BEA and IBM, which control the majority of Java application server revenue, have both ratcheted up efforts to build developer loyalty.
Last year, BEA created its WebLogic Workshop, a programming application designed to address the difficulty of writing applications with Java and J2EE--a long-standing complaint. IBM demonstrated its growing focus on developers last year with the launch of a Java-based open-source tools initiative called Eclipse and with its acquisition of Rational Software.
Sybase, which IDC's Rosen said "is on the borderline of those players that can still make a go of it and gain market share," plans to launch a series of productivity tools for its EAServer. The tools are designed to lower the ongoing operating costs of Web applications, according to Sybase.

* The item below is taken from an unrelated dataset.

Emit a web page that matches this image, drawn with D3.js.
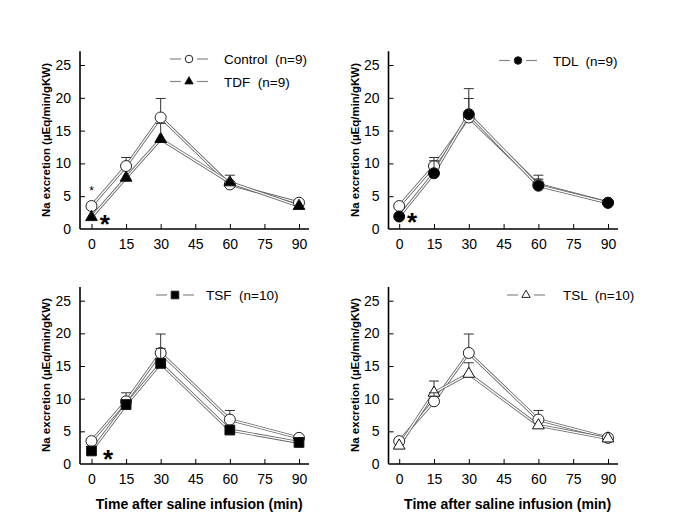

In the long term, Gartner analyst Yafim Natis sees growing demand for application servers but a decided split in how they are developed and packaged.
Basic application servers will be free or nearly free and will be included in other products, from Microsoft's operating system to SAP's R/3 enterprise application suite.
More specialized application servers will also emerge, Natis predicts. He sees a need for server software whose main task is presenting database information to a variety of handheld devices, as well as for more high-end applications to handle mainly transactions and machine-to-machine data exchange.
For the coming year, analysts project that the same server software companies will continue to duke it out in a persistently tight economic environment.
"There are no new players--the existing companies are just competing for share of wallet now," Forrester's Schadler said. "So the battle shifts to be about completeness, the cohesion of the products, the quality of the tools, price, third-party company support and developer skills. It becomes a brand war."